Sometimes it takes a true believer to make clear the absurdities of a faith. An Oxford professor’s view on sexuality discredit his church’s doctrine

Professor John Finnis is a devout and learned Catholic legal scholar, who is currently being attacked at Oxford University for his views on sexuality as expressed in a lecture to the Catholic University of Notre Dame, Indiana, in 1994 at the height of the culture wars. By reason of his religious commitments, his language, and indeed his beliefs, are profoundly homophobic. He believes himself to have a privileged access to reality which transcends the mere emotions of those who disagree with him. Homosexual acts, he writes, “cannot really actualize the mutual devotion which some homosexual persons hope to manifest and experience by [them]”. His only defence to the charge of homophobia is that he makes it clear that these strictures apply to everything but vanilla sex within the context of marriage. In this most charitable explanation, he is merely weird. He would not, for instance, ban contraception entirely: it would be allowed, but only for married couples, and it could not be advertised or advocated. That is the burden of the last footnote of his essay and what he argues the American constitution really teaches. Such reasoning is apparently the way to be known as a great legal scholar.

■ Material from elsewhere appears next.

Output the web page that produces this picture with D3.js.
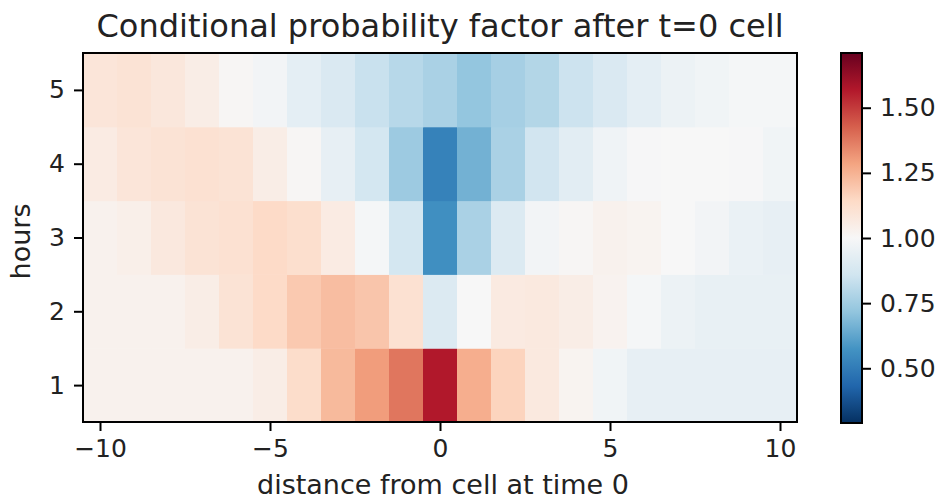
<!DOCTYPE html>
<html>
<head>
<meta charset="utf-8">
<script src="https://cdn.jsdelivr.net/npm/d3@7"></script>
<style>
  body { margin: 0; background: #fff; }
  svg { display: block; font-family: "DejaVu Sans", sans-serif; }
</style>
</head>
<body>
<svg id="chart" width="940" height="501"></svg>
<script>
// distance from cell at time 0 (columns) and hours (rows)
var distances = [-10, -9, -8, -7, -6, -5, -4, -3, -2, -1, 0, 1, 2, 3, 4, 5, 6, 7, 8, 9, 10];
var hours = [1, 2, 3, 4, 5];

// conditional probability factor, one array per hour
var hour1 = [1.03, 1.03, 1.03, 1.03, 1.03, 1.05, 1.13, 1.23, 1.30, 1.38, 1.57, 1.26, 1.16, 1.07, 1.02, 0.975, 0.94, 0.94, 0.94, 0.94, 0.94];
var hour2 = [1.03, 1.03, 1.03, 1.05, 1.10, 1.14, 1.19, 1.22, 1.20, 1.11, 0.90, 1.00, 1.065, 1.07, 1.05, 1.025, 0.99, 0.96, 0.945, 0.945, 0.945];
var hour3 = [1.03, 1.04, 1.075, 1.10, 1.11, 1.14, 1.12, 1.06, 0.99, 0.87, 0.56, 0.77, 0.90, 0.98, 1.01, 1.03, 1.02, 1.00, 0.98, 0.95, 0.94];
var hour4 = [1.06, 1.09, 1.10, 1.11, 1.10, 1.05, 1.01, 0.94, 0.87, 0.74, 0.52, 0.66, 0.77, 0.86, 0.92, 0.97, 0.995, 1.00, 1.00, 0.995, 0.975];
var hour5 = [1.09, 1.10, 1.08, 1.05, 1.01, 0.98, 0.93, 0.89, 0.84, 0.80, 0.77, 0.72, 0.76, 0.79, 0.85, 0.89, 0.93, 0.96, 0.975, 0.99, 0.99];

var xTicks = [-10, -5, 0, 5, 10];
var yTicks = [1, 2, 3, 4, 5];
var cbarTicks = [0.5, 0.75, 1.0, 1.25, 1.5];
var colorRange = [0.29, 1.71];

// RdBu_r colour stops
var rdbu = ["#053061", "#2166ac", "#4393c3", "#92c5de", "#d1e5f0", "#f7f7f7",
            "#fddbc7", "#f4a582", "#d6604d", "#b2182b", "#67001f"];

var rows = [hour1, hour2, hour3, hour4, hour5];
var svg = d3.select("#chart");

var plotL = 83, plotR = 797, plotT = 53, plotB = 422;
var x = d3.scaleLinear().domain([-10.5, 10.5]).range([plotL, plotR]);
var y = d3.scaleLinear().domain([0.5, 5.5]).range([plotB, plotT]);

var stopVals = rdbu.map(function (c, i) {
    return colorRange[0] + (colorRange[1] - colorRange[0]) * i / (rdbu.length - 1);
});
var color = d3.scaleLinear().domain(stopVals).range(rdbu)
    .interpolate(d3.interpolateRgb).clamp(true);

var cells = [];
rows.forEach(function (r, i) {
    r.forEach(function (v, j) {
        cells.push({h: hours[i], d: distances[j], v: v});
    });
});

svg.append("g").selectAll("rect")
    .data(cells)
    .join("rect")
    .attr("x", function (c) { return x(c.d - 0.5); })
    .attr("y", function (c) { return y(c.h + 0.5); })
    .attr("width", function (c) { return x(c.d + 0.5) - x(c.d - 0.5) + 0.5; })
    .attr("height", function (c) { return y(c.h - 0.5) - y(c.h + 0.5) + 0.5; })
    .attr("fill", function (c) { return color(c.v); });

svg.append("rect")
    .attr("x", plotL).attr("y", plotT)
    .attr("width", plotR - plotL).attr("height", plotB - plotT)
    .attr("fill", "none").attr("stroke", "#000").attr("stroke-width", 2);

var fmtMinus = function (d) { return d < 0 ? "\u2212" + Math.abs(d) : String(d); };

var xAxis = svg.append("g")
    .attr("transform", "translate(0," + plotB + ")")
    .call(d3.axisBottom(x).tickValues(xTicks).tickFormat(fmtMinus).tickSize(9).tickPadding(8));
var yAxis = svg.append("g")
    .attr("transform", "translate(" + plotL + ",0)")
    .call(d3.axisLeft(y).tickValues(yTicks).tickFormat(d3.format("d")).tickSize(9).tickPadding(9));

[xAxis, yAxis].forEach(function (a) {
    a.select(".domain").remove();
    a.selectAll(".tick line").attr("stroke", "#000").attr("stroke-width", 2);
    a.selectAll(".tick text").attr("fill", "#222").style("font-size", "25px")
        .style("font-family", "DejaVu Sans");
});

// colorbar
var cbX = 841, cbW = 21, cbTop = 53, cbBottom = 423;
var cy = d3.scaleLinear().domain(colorRange).range([cbBottom, cbTop]);
var grad = svg.append("defs").append("linearGradient")
    .attr("id", "cbgrad").attr("x1", 0).attr("y1", 1).attr("x2", 0).attr("y2", 0);
grad.selectAll("stop").data(rdbu).join("stop")
    .attr("offset", function (c, i) { return i / (rdbu.length - 1); })
    .attr("stop-color", function (c) { return c; });
svg.append("rect")
    .attr("x", cbX).attr("y", cbTop).attr("width", cbW).attr("height", cbBottom - cbTop)
    .attr("fill", "url(#cbgrad)").attr("stroke", "#000").attr("stroke-width", 2);
var cAxis = svg.append("g")
    .attr("transform", "translate(" + (cbX + cbW) + ",0)")
    .call(d3.axisRight(cy).tickValues(cbarTicks).tickFormat(d3.format(".2f")).tickSize(9).tickPadding(9));
cAxis.select(".domain").remove();
cAxis.selectAll(".tick line").attr("stroke", "#000").attr("stroke-width", 2);
cAxis.selectAll(".tick text").attr("fill", "#222").style("font-size", "25px")
    .style("font-family", "DejaVu Sans");

// titles
svg.append("text")
    .attr("x", (plotL + plotR) / 2).attr("y", 37)
    .attr("text-anchor", "middle").attr("fill", "#222")
    .style("font-size", "32px")
    .text("Conditional probability factor after t=0 cell");
svg.append("text")
    .attr("x", (plotL + plotR) / 2 + 3).attr("y", 494)
    .attr("text-anchor", "middle").attr("fill", "#222")
    .style("font-size", "27px")
    .text("distance from cell at time 0");
svg.append("text")
    .attr("transform", "translate(30," + ((plotT + plotB) / 2 + 4) + ") rotate(-90)")
    .attr("text-anchor", "middle").attr("fill", "#222")
    .style("font-size", "27px")
    .text("hours");
</script>
</body>
</html>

These absurd views are put forward with admirable clarity and precision. He writes much better than the popes whose teaching he expounds. The question is whether these repugnant views should disqualify him from any role in the University of Oxford. That they are wrong goes without saying. They violate our moral sensibilities as deeply as his are violated by the modern world. But will they corrupt the young, to use his own yardstick? Will graduate students leave his occasional seminars convinced that he is right and that their own experience has deceived them?